The messages that I received were so ridiculous and it left me discouraged. Until the day that I was browsing and I clicked on the profile of this guy standing on stage and holding a guitar. We had the same taste in music, food, and movies and both were creative people. He also attached a link to his sound cloud to share his music and I felt compelled to talk to him.
That first night, we sent each other so many messages that we fell asleep with our phones in our hands. The next day, we spoke from about 4pm until 1am. During our long talk, we came up with a plan to have lunch because neither one of us wanted to wait to meet each other and I had a birthday dinner for a friend later that night. As I pulled up to park at the restaurant, I saw him walking up to the front door and felt a surge of anxiety. I wasn't nervous until that moment. Our date lasted from about 1pm to 5pm and there was never a lull in the conversation. We spoke about everything that came to mind and even made plans for the next couple of months to come. That Sunday he asked me to be his girlfriend and every single weekend we have been together, with the exception of one here or there.
As each day flew by, we grew closer and realized that we wanted to be with each other every day. We moved in together and and continued to enjoy each other's company. Friends and family saw a difference in us immediately. Since we were together, we were both happier and more communicative and just excited about life. And our excitement continued to grow for each other until we decided that we wanted to get married. There wasn't a proposal or anything like that right away. We knew the time we wanted to do it but the proposal could come at a later time. We found an amazing venue and a date range we were comfortable with and stuck to it.
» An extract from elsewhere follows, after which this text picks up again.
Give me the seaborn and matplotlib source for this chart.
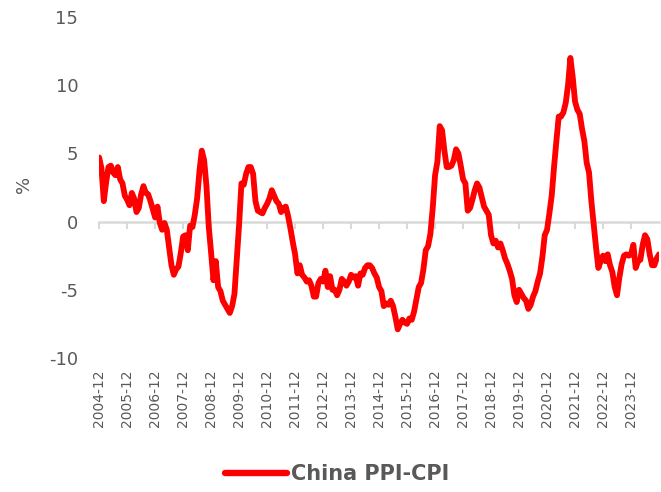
import numpy as np
import pandas as pd
import matplotlib
matplotlib.use("Agg")
import matplotlib.pyplot as plt
import seaborn as sns

# Monthly China PPI minus CPI spread (%), Dec 2004 - Dec 2024
start_month = "2004-12"
end_month = "2024-12"
spread_2004 = [4.7]
spread_2005 = [3.9, 1.5, 2.9, 4.0, 4.1, 3.6, 3.4, 4.0, 3.1, 2.8, 1.9, 1.6]
spread_2006 = [1.2, 2.1, 1.7, 0.7, 1.0, 2.0, 2.6, 2.1, 2.0, 1.5, 0.9, 0.3]
spread_2007 = [1.1, -0.1, -0.6, -0.1, -0.6, -1.9, -3.2, -3.9, -3.5, -3.3, -2.3, -1.1]
spread_2008 = [-1.0, -2.1, -0.3, -0.4, 0.5, 1.7, 3.7, 5.2, 4.5, 2.6, -0.4, -2.3]
spread_2009 = [-4.3, -2.9, -4.8, -5.1, -5.8, -6.1, -6.4, -6.7, -6.2, -5.3, -2.7, -0.2]
spread_2010 = [2.8, 2.7, 3.5, 4.0, 4.0, 3.5, 1.5, 0.8, 0.7, 0.6, 1.0, 1.3]
spread_2011 = [1.7, 2.3, 1.9, 1.5, 1.3, 0.7, 1.0, 1.1, 0.4, -0.5, -1.5, -2.4]
spread_2012 = [-3.8, -3.2, -3.9, -4.1, -4.4, -4.3, -4.7, -5.5, -5.5, -4.5, -4.2, -4.4]
spread_2013 = [-3.6, -4.8, -4.0, -5.0, -5.0, -5.4, -5.0, -4.2, -4.4, -4.7, -4.4, -3.9]
spread_2014 = [-4.1, -4.0, -4.7, -3.8, -3.9, -3.4, -3.2, -3.2, -3.4, -3.8, -4.1, -4.8]
spread_2015 = [-5.1, -6.2, -6.0, -6.1, -5.8, -6.2, -7.0, -7.9, -7.5, -7.2, -7.4, -7.5]
spread_2016 = [-7.1, -7.2, -6.6, -5.7, -4.8, -4.5, -3.5, -2.1, -1.8, -0.9, 1.0, 3.4]
spread_2017 = [4.4, 7.0, 6.7, 5.2, 4.0, 4.0, 4.1, 4.5, 5.3, 5.0, 4.1, 3.1]
spread_2018 = [2.8, 0.8, 1.0, 1.6, 2.3, 2.8, 2.5, 1.8, 1.1, 0.8, 0.5, -1.0]
spread_2019 = [-1.6, -1.4, -1.9, -1.6, -2.1, -2.7, -3.1, -3.6, -4.2, -5.4, -5.9, -5.0]
spread_2020 = [-5.3, -5.6, -5.8, -6.4, -6.1, -5.5, -5.1, -4.4, -3.8, -2.6, -1.0, -0.6]
spread_2021 = [0.6, 1.9, 4.0, 5.9, 7.7, 7.7, 8.0, 8.7, 10.0, 12.0, 10.6, 8.8]
spread_2022 = [8.2, 7.9, 6.8, 5.9, 4.3, 3.6, 1.5, -0.2, -1.9, -3.4, -2.9, -2.5]
spread_2023 = [-2.9, -2.4, -3.2, -3.7, -4.8, -5.4, -4.1, -3.1, -2.5, -2.4, -2.5, -2.4]
spread_2024 = [-1.7, -3.4, -2.9, -2.8, -1.7, -1.0, -1.3, -2.4, -3.2, -3.2, -2.7, -2.4]

series_name = "China PPI-CPI"
y_ticks = [-10, -5, 0, 5, 10, 15]

values = (spread_2004 + spread_2005 + spread_2006 + spread_2007 + spread_2008
          + spread_2009 + spread_2010 + spread_2011 + spread_2012 + spread_2013
          + spread_2014 + spread_2015 + spread_2016 + spread_2017 + spread_2018
          + spread_2019 + spread_2020 + spread_2021 + spread_2022 + spread_2023
          + spread_2024)
months = pd.period_range(start_month, end_month, freq="M").strftime("%Y-%m")
df = pd.DataFrame({"idx": np.arange(len(values)), "month": months, "value": values})

sns.set_theme(style="white")
plt.rcParams["font.family"] = ["DejaVu Sans"]
grey = "#595959"

fig = plt.figure(figsize=(6.61, 4.92), dpi=100)
ax = fig.add_axes([0.150, 0.2724, 0.847, 0.693])

sns.lineplot(data=df, x="idx", y="value", ax=ax, color="#FF0000",
             linewidth=4.2, label=series_name, legend=False)

ax.set_ylim(-10, 15)
ax.set_xlim(0, len(values) - 1)
ax.set_yticks(y_ticks)
ax.set_yticklabels([str(v) for v in y_ticks], color=grey, fontsize=13)
ax.tick_params(axis="y", length=0, pad=15)

year_idx = df["idx"][df["month"].str.endswith("-12")].to_numpy()
year_idx = year_idx[year_idx < len(values) - 1]
ax.set_xticks(year_idx)
ax.set_xticklabels(df["month"].iloc[year_idx], rotation=90, color=grey,
                   fontsize=10)
ax.tick_params(axis="x", length=0, pad=8)

for side in ["top", "right", "left", "bottom"]:
    ax.spines[side].set_visible(False)

# zero line carrying the yearly tick marks
zero_axis = ax.secondary_xaxis(0.4)
zero_axis.set_xticks(year_idx)
zero_axis.set_xticklabels([])
zero_axis.tick_params(axis="x", length=5, width=1.5, color="#D9D9D9",
                      direction="out")
zero_axis.spines["bottom"].set_color("#D9D9D9")
zero_axis.spines["bottom"].set_linewidth(1.8)
zero_axis.set_zorder(0)
ax.set_xlabel("")
ax.set_ylabel("%", color=grey, fontsize=13)
ax.yaxis.set_label_coords(-0.118, 0.51)

handles, labels = ax.get_legend_handles_labels()
leg = fig.legend(handles, labels, loc="center", bbox_to_anchor=(0.51, 0.037),
                 frameon=False, handlelength=3.0, handletextpad=0.2,
                 prop={"size": 15, "weight": "bold"})
for line in leg.get_lines():
    line.set_linewidth(4.6)
for t in leg.get_texts():
    t.set_color(grey)

fig.savefig("out.png", dpi=100)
Here's where the proposal comes in- As you can tell by how many times I used the word "anxiety" in my post, I am an anxious person. Public things make me nervous, big crowds make me nervous. So, after we had a pretty serious discussion, he let me know that he had planned to propose where we had our first date. I was in a panic. I screeched (which those who know me know I'm prone to do), "Why would you do that to me? I would have started crying." And he said, "You're right. That's not you. That's not us. I'm not doing that." He asked me to show him rings I liked (crystal ones because I'm not about the whole blood diamond thing) and started trying to hold up my hand to his which led me to say, "I'm a size 7. Stop being weird."
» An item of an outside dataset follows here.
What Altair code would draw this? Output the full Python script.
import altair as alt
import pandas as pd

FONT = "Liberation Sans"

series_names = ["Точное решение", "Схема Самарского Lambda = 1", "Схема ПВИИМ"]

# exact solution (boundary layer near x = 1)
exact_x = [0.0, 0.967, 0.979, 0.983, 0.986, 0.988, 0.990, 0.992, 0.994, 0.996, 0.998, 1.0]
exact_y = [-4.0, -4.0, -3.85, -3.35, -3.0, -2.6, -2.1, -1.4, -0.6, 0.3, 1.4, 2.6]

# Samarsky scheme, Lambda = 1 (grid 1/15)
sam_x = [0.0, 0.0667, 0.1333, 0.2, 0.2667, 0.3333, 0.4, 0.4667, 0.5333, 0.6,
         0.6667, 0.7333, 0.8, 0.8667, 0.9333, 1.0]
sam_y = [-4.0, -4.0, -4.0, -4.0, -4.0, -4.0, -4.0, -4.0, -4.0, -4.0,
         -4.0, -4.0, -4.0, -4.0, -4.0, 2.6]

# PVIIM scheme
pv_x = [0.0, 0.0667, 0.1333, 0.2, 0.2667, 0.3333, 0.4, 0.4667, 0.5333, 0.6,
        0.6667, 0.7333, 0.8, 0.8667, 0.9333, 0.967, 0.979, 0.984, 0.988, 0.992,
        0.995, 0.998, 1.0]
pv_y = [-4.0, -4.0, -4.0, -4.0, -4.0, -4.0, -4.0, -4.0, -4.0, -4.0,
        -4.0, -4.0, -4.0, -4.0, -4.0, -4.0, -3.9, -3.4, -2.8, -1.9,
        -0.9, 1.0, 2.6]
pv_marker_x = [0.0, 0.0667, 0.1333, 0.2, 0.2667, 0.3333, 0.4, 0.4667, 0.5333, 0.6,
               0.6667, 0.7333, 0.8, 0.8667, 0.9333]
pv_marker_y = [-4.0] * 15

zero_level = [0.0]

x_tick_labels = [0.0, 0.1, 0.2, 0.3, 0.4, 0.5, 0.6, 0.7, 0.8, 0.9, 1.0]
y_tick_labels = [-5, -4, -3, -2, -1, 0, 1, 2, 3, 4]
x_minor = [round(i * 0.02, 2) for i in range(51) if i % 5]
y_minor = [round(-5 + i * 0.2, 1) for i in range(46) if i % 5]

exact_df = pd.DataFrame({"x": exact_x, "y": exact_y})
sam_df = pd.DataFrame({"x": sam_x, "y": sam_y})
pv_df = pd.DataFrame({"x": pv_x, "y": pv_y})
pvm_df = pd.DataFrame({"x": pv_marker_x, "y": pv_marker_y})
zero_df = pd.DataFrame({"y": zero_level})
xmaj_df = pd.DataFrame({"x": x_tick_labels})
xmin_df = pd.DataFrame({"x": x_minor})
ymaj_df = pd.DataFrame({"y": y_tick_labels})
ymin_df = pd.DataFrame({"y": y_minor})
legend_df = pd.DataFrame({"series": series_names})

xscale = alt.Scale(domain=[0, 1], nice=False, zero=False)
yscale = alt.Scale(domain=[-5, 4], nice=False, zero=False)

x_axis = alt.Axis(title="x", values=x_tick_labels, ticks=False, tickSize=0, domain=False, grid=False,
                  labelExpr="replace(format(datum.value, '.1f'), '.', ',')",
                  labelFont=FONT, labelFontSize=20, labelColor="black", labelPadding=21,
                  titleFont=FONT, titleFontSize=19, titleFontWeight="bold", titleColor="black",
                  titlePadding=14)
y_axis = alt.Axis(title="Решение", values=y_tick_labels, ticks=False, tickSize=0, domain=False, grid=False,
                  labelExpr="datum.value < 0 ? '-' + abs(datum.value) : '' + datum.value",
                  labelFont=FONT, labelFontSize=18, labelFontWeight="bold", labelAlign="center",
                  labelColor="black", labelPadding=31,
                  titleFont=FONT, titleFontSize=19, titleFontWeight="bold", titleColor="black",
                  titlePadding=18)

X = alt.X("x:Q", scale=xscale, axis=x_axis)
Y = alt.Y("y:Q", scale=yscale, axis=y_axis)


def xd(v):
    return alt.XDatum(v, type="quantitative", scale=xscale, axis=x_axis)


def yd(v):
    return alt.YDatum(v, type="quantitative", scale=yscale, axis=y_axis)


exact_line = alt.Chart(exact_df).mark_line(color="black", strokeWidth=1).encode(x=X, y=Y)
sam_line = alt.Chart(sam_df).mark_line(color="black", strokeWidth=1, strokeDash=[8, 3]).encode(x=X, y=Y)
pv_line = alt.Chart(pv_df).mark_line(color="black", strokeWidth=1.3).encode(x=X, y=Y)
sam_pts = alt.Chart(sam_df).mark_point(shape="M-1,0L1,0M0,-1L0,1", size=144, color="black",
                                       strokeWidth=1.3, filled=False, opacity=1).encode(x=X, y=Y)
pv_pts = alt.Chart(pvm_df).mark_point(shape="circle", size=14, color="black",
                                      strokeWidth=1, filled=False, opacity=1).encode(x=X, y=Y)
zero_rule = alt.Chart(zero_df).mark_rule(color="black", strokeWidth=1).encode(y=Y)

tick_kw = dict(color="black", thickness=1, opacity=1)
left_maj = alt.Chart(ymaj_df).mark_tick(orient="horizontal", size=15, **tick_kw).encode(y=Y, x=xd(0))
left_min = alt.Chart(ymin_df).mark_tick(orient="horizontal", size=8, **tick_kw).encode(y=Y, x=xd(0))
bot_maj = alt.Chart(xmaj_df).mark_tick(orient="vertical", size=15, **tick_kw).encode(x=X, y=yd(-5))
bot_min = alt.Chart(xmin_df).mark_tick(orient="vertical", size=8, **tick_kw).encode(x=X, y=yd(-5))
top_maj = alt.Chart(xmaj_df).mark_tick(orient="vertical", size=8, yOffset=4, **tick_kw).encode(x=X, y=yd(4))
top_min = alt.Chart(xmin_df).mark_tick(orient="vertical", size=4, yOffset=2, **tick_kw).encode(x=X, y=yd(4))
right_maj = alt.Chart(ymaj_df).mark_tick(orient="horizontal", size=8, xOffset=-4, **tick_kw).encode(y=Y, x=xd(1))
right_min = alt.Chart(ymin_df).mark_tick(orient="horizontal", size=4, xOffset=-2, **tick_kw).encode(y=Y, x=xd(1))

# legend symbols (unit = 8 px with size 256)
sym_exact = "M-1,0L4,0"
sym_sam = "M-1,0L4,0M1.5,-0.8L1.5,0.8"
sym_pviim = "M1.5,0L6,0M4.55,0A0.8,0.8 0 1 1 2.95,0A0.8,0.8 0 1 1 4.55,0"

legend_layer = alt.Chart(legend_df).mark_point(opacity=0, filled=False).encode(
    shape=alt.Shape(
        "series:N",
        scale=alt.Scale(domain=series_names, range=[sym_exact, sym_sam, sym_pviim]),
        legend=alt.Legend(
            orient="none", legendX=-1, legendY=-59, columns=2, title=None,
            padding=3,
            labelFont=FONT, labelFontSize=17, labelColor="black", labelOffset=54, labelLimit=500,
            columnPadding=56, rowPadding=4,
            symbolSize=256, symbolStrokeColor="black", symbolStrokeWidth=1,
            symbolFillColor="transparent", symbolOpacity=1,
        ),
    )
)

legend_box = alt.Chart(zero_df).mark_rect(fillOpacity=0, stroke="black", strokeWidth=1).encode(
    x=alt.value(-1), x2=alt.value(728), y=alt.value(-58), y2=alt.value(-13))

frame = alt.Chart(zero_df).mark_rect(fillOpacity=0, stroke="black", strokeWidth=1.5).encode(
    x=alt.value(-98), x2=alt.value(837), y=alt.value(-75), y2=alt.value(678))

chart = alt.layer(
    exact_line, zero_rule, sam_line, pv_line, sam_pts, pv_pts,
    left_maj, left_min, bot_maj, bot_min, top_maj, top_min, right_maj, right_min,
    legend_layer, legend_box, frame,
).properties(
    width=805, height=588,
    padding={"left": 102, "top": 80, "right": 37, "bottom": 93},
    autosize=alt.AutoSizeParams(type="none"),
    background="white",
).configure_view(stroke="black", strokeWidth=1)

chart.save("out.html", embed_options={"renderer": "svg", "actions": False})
So, he ordered my ring and opened the package while I was playing on my phone, sprawled out on the couch. I heard him say "I didn't mean to do that" but I didn't question it and stayed glued to my phone. Then I heard him say, "Okay, let's just do this" as he got down on one knee. "Wait! I'm not prepared!," I said as I glanced at my bare nails. "Well, get prepared. This is happening," he said. He asked me to marry him and popped open the box with the glittering ring inside. After I said yes I asked him if he was going to put it on and he said, "Okay, I'll try" and started to slide it on his finger which caused me to give him extreme side-eye. He reached his hand up to give me a high five and as our hands collided, it felt like I finally made it. I finally found someone who values me, someone that I can trust that also trusts me back. Someone that I'm excited to be married to. So, I'm Becoming (a) Britton. Mrs. Britton.